Approximately a decade ago, president Ahmadinejad introduced government handouts to assist poor families and help out during economic hardships due to sanctions. These handouts were infamously called yarane. At the time those handouts were worth fifteen US dollars per month for each family member. So a family of five would receive seventy-five dollars per month. Today that yarane is worth three dollars per family member. So of course there are dark jokes flying not just on social media where identities are unknown but also on the streets. Yesterday I got in a taxi cab and the lady sitting in the back seat asked the driver if he would accept her yarane for the five-minute ride. Someone asked on social media whether he could purchase two pounds of grapes with his yarane.
So are sanctions working? If the goal was to hurt the average person on the street, yes, they are wildly successful. Will it influence the government to change its policies? That has yet to be seen, but don’t hold your breath. Meanwhile those whom the sanctions are intended to hurt are benefitting and those who are suppose to provide medication for their loved ones are prohibited from doing so. A whole new bootleg economy has arisen where fake medication is imported from countries like China and India who continue to trade Iranian oil in exchange for desperately-needed but low quality goods.

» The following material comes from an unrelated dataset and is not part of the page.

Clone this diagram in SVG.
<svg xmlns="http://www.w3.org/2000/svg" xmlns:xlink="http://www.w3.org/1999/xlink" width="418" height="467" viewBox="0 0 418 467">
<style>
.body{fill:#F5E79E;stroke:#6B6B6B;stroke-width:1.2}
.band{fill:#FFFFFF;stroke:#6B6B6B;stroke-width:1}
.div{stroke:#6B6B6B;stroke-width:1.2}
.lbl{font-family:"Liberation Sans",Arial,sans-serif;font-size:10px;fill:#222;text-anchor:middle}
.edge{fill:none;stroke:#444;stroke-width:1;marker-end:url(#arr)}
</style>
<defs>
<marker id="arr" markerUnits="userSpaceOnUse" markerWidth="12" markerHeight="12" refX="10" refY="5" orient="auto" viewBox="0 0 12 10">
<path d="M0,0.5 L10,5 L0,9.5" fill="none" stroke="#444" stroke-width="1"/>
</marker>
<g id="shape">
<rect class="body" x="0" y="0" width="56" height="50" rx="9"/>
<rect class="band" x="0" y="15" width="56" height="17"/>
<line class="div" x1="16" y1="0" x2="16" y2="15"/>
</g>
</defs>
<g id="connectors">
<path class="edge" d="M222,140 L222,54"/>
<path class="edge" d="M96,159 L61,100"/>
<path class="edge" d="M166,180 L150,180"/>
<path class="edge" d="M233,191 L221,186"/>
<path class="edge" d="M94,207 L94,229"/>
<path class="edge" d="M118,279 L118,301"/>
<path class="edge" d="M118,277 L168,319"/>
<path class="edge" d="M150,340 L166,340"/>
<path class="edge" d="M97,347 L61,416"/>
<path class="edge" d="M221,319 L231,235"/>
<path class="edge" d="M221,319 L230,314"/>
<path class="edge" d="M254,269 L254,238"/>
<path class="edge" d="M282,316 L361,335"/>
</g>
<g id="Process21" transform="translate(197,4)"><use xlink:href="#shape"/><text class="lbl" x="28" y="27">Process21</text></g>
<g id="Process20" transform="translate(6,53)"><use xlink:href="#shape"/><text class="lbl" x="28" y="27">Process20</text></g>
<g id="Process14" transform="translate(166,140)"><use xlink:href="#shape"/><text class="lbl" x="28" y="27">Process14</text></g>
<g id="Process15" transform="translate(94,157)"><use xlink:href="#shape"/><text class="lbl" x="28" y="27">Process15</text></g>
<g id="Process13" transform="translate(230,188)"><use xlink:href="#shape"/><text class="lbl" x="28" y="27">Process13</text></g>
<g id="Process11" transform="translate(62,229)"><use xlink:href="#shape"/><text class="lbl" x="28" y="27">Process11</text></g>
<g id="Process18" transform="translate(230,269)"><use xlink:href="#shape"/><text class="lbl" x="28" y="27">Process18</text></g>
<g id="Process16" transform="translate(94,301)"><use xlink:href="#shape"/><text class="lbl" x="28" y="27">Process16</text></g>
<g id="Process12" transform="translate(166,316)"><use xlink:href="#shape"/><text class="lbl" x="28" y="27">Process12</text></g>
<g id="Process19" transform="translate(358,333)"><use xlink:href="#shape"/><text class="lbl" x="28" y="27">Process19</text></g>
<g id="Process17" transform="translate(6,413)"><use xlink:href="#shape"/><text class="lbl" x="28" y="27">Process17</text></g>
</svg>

So to put it bluntly, the sanctions enforced by the Trump administration have caused more death, illness and hardship than any act of war. They have done nothing to hamper the “privileged ones” who control the Iranian economy and politics. Instead they have had and continue to have a direct and deleterious effect on the daily life of the average person on the street, who frequently wants to have nothing to do with politics.
It has to be said: the Trump administration has declared war on people who want to have nothing to do with war or politics. Clerics will continue to survive no matter what the US policy says, and they will continue to dictate our way of life whether anyone agrees with them or not. Tougher restrictions and more sanctions are yet to come and the only ones who are getting hurt by them are ordinary people.
The Iranian currency is losing its value by the day and inflation is breaking everyone’s back. Iranians will find a way to survive these dark days, but we ask ourselves when America will have a heart and end our hardships.
* a pseudonym for an Iranian and former Los Angeles resident who returned to his native land a few years ago and is toughing out a living despite the harsh realities that US sanctions impose on so many.